Он перестал называть меня своим Верным Пажом и вместо этого окрестил Фиделией,[5] что было еще более лестно, и я позаботилась о том, чтобы избавить его от домогательств поклонниц, толпившихся у служебного входа. Такую же помощь я оказывала и другим актерам, и представьте, из-за этого нажила немало врагов. В театре бывает столько всяких закулисных дрязг, о которых сами звезды даже не подозревают!
— Не хотела бы я быть на вашем месте, — сказала я как-то Вернону Майлсу.
— Почему? — удивился он.
— Вы даже не представляете, — отвечала я, — что про вас говорят за вашей спиной! Люди льстят вам в глаза, но стоит вам отвернуться, как они поют совсем другое.

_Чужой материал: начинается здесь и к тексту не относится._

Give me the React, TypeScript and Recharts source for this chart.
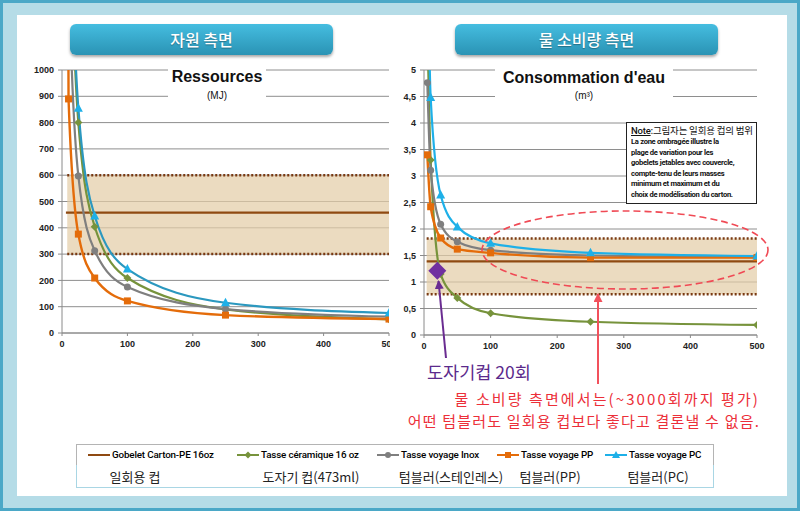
import React from "react";
import {
  ComposedChart,
  Line,
  Scatter,
  XAxis,
  YAxis,
  CartesianGrid,
  ReferenceArea,
  ReferenceLine,
} from "recharts";

// number of uses (x) and impacts
const usesLeft = [1, 10, 25, 50, 100, 250, 500];
const ppMJ = [8735, 890, 376, 209, 122, 68, 53];
const inoxMJ = [13800, 1417, 597, 313, 175, 91, 62];
const ceramicMJ = [19500, 1964, 800, 404, 209, 90, 52];
const pcMJ = [20200, 2061, 855, 445, 243, 115, 76];
const cartonUsesLeft = [6, 500];
const cartonMJ = [458, 458];
const cartonRangeMJ = [300, 600];

const usesRight = [5, 10, 25, 50, 100, 250, 500];
const ppWater = [3.4, 2.42, 1.83, 1.62, 1.55, 1.46, 1.46];
const inoxWater = [4.76, 3.11, 2.09, 1.76, 1.6, 1.5, 1.47];
const ceramicWater = [5.9, 3.3, 1.15, 0.7, 0.41, 0.25, 0.19];
const pcWater = [7.4, 4.48, 2.64, 2.04, 1.73, 1.55, 1.49];
const cartonUsesRight = [4, 500];
const cartonWater = [1.39, 1.39];
const cartonRangeWater = [0.77, 1.82];
const highlightUses = [20];
const highlightWater = [1.21];

const xTicks = [0, 100, 200, 300, 400, 500];
const mjTicks = [0, 100, 200, 300, 400, 500, 600, 700, 800, 900, 1000];
const waterTicks = [0, 0.5, 1, 1.5, 2, 2.5, 3, 3.5, 4, 4.5, 5];

const seriesNames = [
  "Gobelet Carton-PE 16oz",
  "Tasse céramique 16 oz",
  "Tasse voyage Inox",
  "Tasse voyage PP",
  "Tasse voyage PC",
];
const koreanNames = ["일회용 컵", "도자기 컵(473ml)", "텀블러(스테인레스)", "텀블러(PP)", "텀블러(PC)"];

const C = {
  carton: "#8f4a12",
  ceramic: "#77933c",
  inox: "#7f7f7f",
  pp: "#e46c0a",
  pc: "#1eb0e8",
  pcDark: "#2b98bf",
  band: "#e3cda8",
  bandEdge: "#7a3a12",
  grid: "#8e8e8e",
};

const KR = "'Noto Sans CJK KR', 'Noto Sans', sans-serif";
const LAT = "'Liberation Sans', Arial, sans-serif";

const leftRows = usesLeft.map((x, i) => ({
  x,
  pp: ppMJ[i],
  inox: inoxMJ[i],
  ceramic: ceramicMJ[i],
  pc: pcMJ[i],
}));
const rightRows = usesRight.map((x, i) => ({
  x,
  pp: ppWater[i],
  inox: inoxWater[i],
  ceramic: ceramicWater[i],
  pc: pcWater[i],
}));
const cartonLeftRows = cartonUsesLeft.map((x, i) => ({ x, carton: cartonMJ[i] }));
const cartonRightRows = cartonUsesRight.map((x, i) => ({ x, carton: cartonWater[i] }));
const highlightRows = highlightUses.map((x, i) => ({ x, y: highlightWater[i] }));

const squareDot = (color: string) => (p: any) =>
  p.cx == null || p.cy == null ? <g key={p.index} /> : (
    <rect key={p.index} x={p.cx - 3.5} y={p.cy - 3.5} width={7} height={7} fill={color} />
  );
const circleDot = (color: string) => (p: any) =>
  p.cx == null || p.cy == null ? <g key={p.index} /> : (
    <circle key={p.index} cx={p.cx} cy={p.cy} r={3.5} fill={color} />
  );
const diamondDot = (color: string) => (p: any) =>
  p.cx == null || p.cy == null ? <g key={p.index} /> : (
    <polygon
      key={p.index}
      points={`${p.cx},${p.cy - 4} ${p.cx + 4},${p.cy} ${p.cx},${p.cy + 4} ${p.cx - 4},${p.cy}`}
      fill={color}
    />
  );
const triangleDot = (color: string) => (p: any) =>
  p.cx == null || p.cy == null ? <g key={p.index} /> : (
    <polygon
      key={p.index}
      points={`${p.cx},${p.cy - 5} ${p.cx + 4.5},${p.cy + 3.5} ${p.cx - 4.5},${p.cy + 3.5}`}
      fill={color}
    />
  );

const tickStyle = { fontSize: 9, fill: "#222", fontWeight: "bold" as const, fontFamily: LAT };

type PanelProps = {
  rows: any[];
  cartonRows: any[];
  range: number[];
  yTicks: number[];
  yMax: number;
  width: number;
  height: number;
  yWidth: number;
  margin: any;
  fmt: (v: number) => string;
  pcStroke: string;
  bandStart: number;
  children?: React.ReactNode;
};

const Panel = ({
  rows,
  cartonRows,
  range,
  yTicks,
  yMax,
  width,
  height,
  yWidth,
  margin,
  fmt,
  pcStroke,
  bandStart,
  children,
}: PanelProps) => (
  <ComposedChart width={width} height={height} data={rows} margin={margin}>
    <CartesianGrid vertical={false} stroke={C.grid} strokeWidth={1} />
    <XAxis
      dataKey="x"
      type="number"
      domain={[0, 500]}
      ticks={xTicks}
      height={20}
      tick={tickStyle}
      tickSize={3}
      tickMargin={5}
      stroke="#8a8a8a"
      allowDataOverflow
    />
    <YAxis
      type="number"
      domain={[0, yMax]}
      ticks={yTicks}
      width={yWidth}
      tick={tickStyle}
      tickFormatter={fmt}
      tickSize={4}
      tickMargin={4}
      stroke="#8a8a8a"
      allowDataOverflow
    />
    <ReferenceArea x1={bandStart} x2={500} y1={range[0]} y2={range[1]} fill={C.band} fillOpacity={0.72} stroke="none" />
    <ReferenceLine
      segment={[{ x: bandStart, y: range[0] }, { x: 500, y: range[0] }]}
      stroke={C.bandEdge}
      strokeWidth={2.5}
      strokeDasharray="2 2"
    />
    <ReferenceLine
      segment={[{ x: bandStart, y: range[1] }, { x: 500, y: range[1] }]}
      stroke={C.bandEdge}
      strokeWidth={2.5}
      strokeDasharray="2 2"
    />
    <Line
      data={cartonRows}
      dataKey="carton"
      stroke={C.carton}
      strokeWidth={2.2}
      dot={false}
      isAnimationActive={false}
    />
    <Line type="monotone" dataKey="ceramic" stroke={C.ceramic} strokeWidth={2.2} dot={diamondDot(C.ceramic)} isAnimationActive={false} />
    <Line type="monotone" dataKey="inox" stroke={C.inox} strokeWidth={2.2} dot={circleDot(C.inox)} isAnimationActive={false} />
    <Line type="monotone" dataKey="pp" stroke={C.pp} strokeWidth={2.4} dot={squareDot(C.pp)} isAnimationActive={false} />
    <Line type="monotone" dataKey="pc" stroke={pcStroke} strokeWidth={2.2} dot={triangleDot(C.pc)} isAnimationActive={false} />
    {children}
  </ComposedChart>
);

const LegendIcon = ({ color, kind }: { color: string; kind: string }) => (
  <svg width={24} height={10} style={{ verticalAlign: "middle" }}>
    <line x1={1} y1={5} x2={23} y2={5} stroke={color} strokeWidth={2} />
    {kind === "square" && <rect x={9} y={2} width={6} height={6} fill={color} />}
    {kind === "circle" && <circle cx={12} cy={5} r={3} fill={color} />}
    {kind === "diamond" && <polygon points="12,1.5 15.5,5 12,8.5 8.5,5" fill={color} />}
    {kind === "triangle" && <polygon points="12,1 16,8 8,8" fill={color} />}
  </svg>
);

const legendItems = [
  { color: C.carton, kind: "none", x: 87 },
  { color: C.ceramic, kind: "diamond", x: 236 },
  { color: C.inox, kind: "circle", x: 376 },
  { color: C.pp, kind: "square", x: 496 },
  { color: C.pc, kind: "triangle", x: 604 },
];
const koreanCenters = [135, 311, 451, 550, 658];

const TitleButton = ({ left, text }: { left: number; text: string }) => (
  <div
    style={{
      position: "absolute",
      left,
      top: 24,
      width: 263,
      height: 31,
      borderRadius: 6,
      background: "linear-gradient(#45bde0, #2a93b4)",
      boxShadow: "0 2px 3px rgba(0,0,0,0.35)",
      color: "#fff",
      fontFamily: KR,
      fontSize: 16,
      fontWeight: 500,
      lineHeight: "31px",
      textAlign: "center",
      textShadow: "0 1px 1px rgba(0,0,0,0.3)",
    }}
  >
    {text}
  </div>
);

const noteLines = [
  "La zone ombragée illustre la",
  "plage de variation pour les",
  "gobelets jetables avec couvercle,",
  "compte-tenu de leurs masses",
  "minimum et maximum et du",
  "choix de modélisation du carton.",
];

export default function App() {
  return (
    <div style={{ position: "absolute", left: 0, top: 0, width: 800, height: 511, background: "#b5dce7", overflow: "hidden" }}>
      <div style={{ position: "absolute", left: 0, top: 0, width: 800, height: 511, boxSizing: "border-box", border: "3px solid #4ba8c7" }} />
      <div style={{ position: "absolute", left: 17, top: 15, width: 770, height: 481, background: "#fff" }} />

      <TitleButton left={70} text="자원 측면" />
      <TitleButton left={455} text="물 소비량 측면" />

      <div style={{ position: "absolute", left: 20, top: 60 }}>
        <Panel
          rows={leftRows}
          cartonRows={cartonLeftRows}
          range={cartonRangeMJ}
          yTicks={mjTicks}
          yMax={1000}
          width={380}
          height={300}
          yWidth={34}
          margin={{ top: 10, right: 11, bottom: 7, left: 8 }}
          fmt={(v) => String(v)}
          pcStroke={C.pcDark}
          bandStart={8}
        />
      </div>

      <div style={{ position: "absolute", left: 390, top: 60, background: "#fff" }}>
        <Panel
          rows={rightRows}
          cartonRows={cartonRightRows}
          range={cartonRangeWater}
          yTicks={waterTicks}
          yMax={5}
          width={377}
          height={302}
          yWidth={26}
          margin={{ top: 10, right: 10, bottom: 7, left: 8 }}
          fmt={(v) => String(v).replace(".", ",")}
          pcStroke={C.pc}
          bandStart={4}
        >
          <Scatter
            data={highlightRows}
            dataKey="y"
            isAnimationActive={false}
            shape={(p: any) => (
              <polygon
                points={`${p.cx},${p.cy - 9} ${p.cx + 9},${p.cy} ${p.cx},${p.cy + 9} ${p.cx - 9},${p.cy}`}
                fill="#7030a0"
              />
            )}
          />
        </Panel>
      </div>

      {/* chart titles on white boxes */}
      <div style={{ position: "absolute", left: 168, top: 64, width: 98, height: 37, background: "#fff", textAlign: "center", fontFamily: LAT, color: "#111" }}>
        <div style={{ fontSize: 16, fontWeight: "bold", lineHeight: "20px", marginTop: 3 }}>Ressources</div>
        <div style={{ fontSize: 10, lineHeight: "12px", marginTop: 3 }}>(MJ)</div>
      </div>
      <div style={{ position: "absolute", left: 495, top: 64, width: 178, height: 37, background: "#fff", textAlign: "center", fontFamily: LAT, color: "#111" }}>
        <div style={{ fontSize: 16, fontWeight: "bold", lineHeight: "20px", marginTop: 4 }}>Consommation d'eau</div>
        <div style={{ fontSize: 10, lineHeight: "12px", marginTop: 2 }}>(m³)</div>
      </div>

      {/* note box */}
      <div
        style={{
          position: "absolute",
          left: 626,
          top: 122,
          width: 131,
          height: 82,
          boxSizing: "border-box",
          border: "1.5px solid #222",
          background: "#fff",
          padding: "1px 0 0 4px",
          color: "#111",
        }}
      >
        <div style={{ fontFamily: KR, fontSize: 9.5, lineHeight: "12px", whiteSpace: "nowrap", letterSpacing: -0.2 }}>
          <span style={{ textDecoration: "underline", fontFamily: "Roboto", fontWeight: 500 }}>Note</span>:그림자는 일회용 컵의 범위
        </div>
        {noteLines.map((t) => (
          <div key={t} style={{ fontFamily: "Roboto", fontSize: 7.6, fontWeight: 700, letterSpacing: -0.3, lineHeight: "10.5px", whiteSpace: "nowrap" }}>
            {t}
          </div>
        ))}
      </div>

      {/* annotations */}
      <svg width={800} height={511} style={{ position: "absolute", left: 0, top: 0, pointerEvents: "none" }}>
        <defs>
          <marker id="ahRed" markerUnits="userSpaceOnUse" markerWidth="9" markerHeight="9" refX="8" refY="4.5" orient="auto">
            <path d="M0,0 L9,4.5 L0,9 z" fill="#f2515c" />
          </marker>
          <marker id="ahPurple" markerUnits="userSpaceOnUse" markerWidth="9" markerHeight="9" refX="8" refY="4.5" orient="auto">
            <path d="M0,0 L9,4.5 L0,9 z" fill="#6a2c91" />
          </marker>
        </defs>
        <ellipse cx={625} cy={250} rx={143} ry={39} fill="none" stroke="#f04a55" strokeWidth={1.6} strokeDasharray="7 4" />
        <line x1={598} y1={384} x2={598} y2={294} stroke="#f2515c" strokeWidth={2} markerEnd="url(#ahRed)" />
        <line x1={446} y1={358} x2={438.5} y2={281} stroke="#6a2c91" strokeWidth={2} markerEnd="url(#ahPurple)" />
      </svg>

      <div style={{ position: "absolute", left: 427, top: 361, fontFamily: KR, fontSize: 17.5, lineHeight: "22px", color: "#5b2a8c", whiteSpace: "nowrap" }}>
        도자기컵 20회
      </div>
      <div style={{ position: "absolute", right: 40, top: 388, fontFamily: KR, fontSize: 15, lineHeight: "21px", color: "#ec2f39", textAlign: "right", whiteSpace: "nowrap", letterSpacing: 2.1 }}>
        물 소비량 측면에서는(~3000회까지 평가)
      </div>
      <div style={{ position: "absolute", right: 40, top: 410, fontFamily: KR, fontSize: 15, lineHeight: "21px", color: "#ec2f39", textAlign: "right", whiteSpace: "nowrap", letterSpacing: 1.2 }}>
        어떤 텀블러도 일회용 컵보다 좋다고 결론낼 수 없음.
      </div>

      {/* legend table */}
      <div style={{ position: "absolute", left: 76, top: 444, width: 638, height: 22, boxSizing: "border-box", border: "1px solid #b4b4b4", background: "#fff" }} />
      <div style={{ position: "absolute", left: 76, top: 465, width: 638, height: 23, boxSizing: "border-box", border: "1px solid #a9d6e4", borderTop: "none", background: "#fff" }} />
      {legendItems.map((it, i) => (
        <div
          key={seriesNames[i]}
          style={{ position: "absolute", left: it.x, top: 448, height: 14, lineHeight: "14px", fontFamily: "Roboto", fontSize: 9.8, fontWeight: 500, letterSpacing: -0.15, color: "#000", whiteSpace: "nowrap" }}
        >
          <LegendIcon color={it.color} kind={it.kind} />
          <span style={{ marginLeft: 1 }}>{seriesNames[i]}</span>
        </div>
      ))}
      {koreanNames.map((t, i) => (
        <div
          key={t}
          style={{ position: "absolute", left: koreanCenters[i] - 80, width: 160, top: 467, lineHeight: "20px", textAlign: "center", fontFamily: KR, fontSize: 13, color: "#222" }}
        >
          {t}
        </div>
      ))}
    </div>
  );
}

Должна же я была предостеречь его. Больно видеть, как обманывают такого доброго благородного человека.
К тому же он был немножко влюблен в меня, самую чуточку. На рождественской вечеринке он даже поцеловал меня под веточкой омелы,[6] а на следующий день был так смущен, что выскользнул из театра, не пожелав мне доброй ночи.
Целую неделю каждый вечер я ждала его в коридоре, но он все время выходил не один. Наконец в субботу, улучив момент, когда у него никого не было, я постучала. Увидев меня, он растерялся.
— Здравствуй, Фиделька, — произнес он — теперь он звал меня Фиделькой. — А я думал, ты уже ушла.
— Нет, — сказала я. — Может быть, вам что-нибудь нужно?
— Как это мило с твоей стороны, — откликнулся он. — Нет, спасибо, ничего не надо.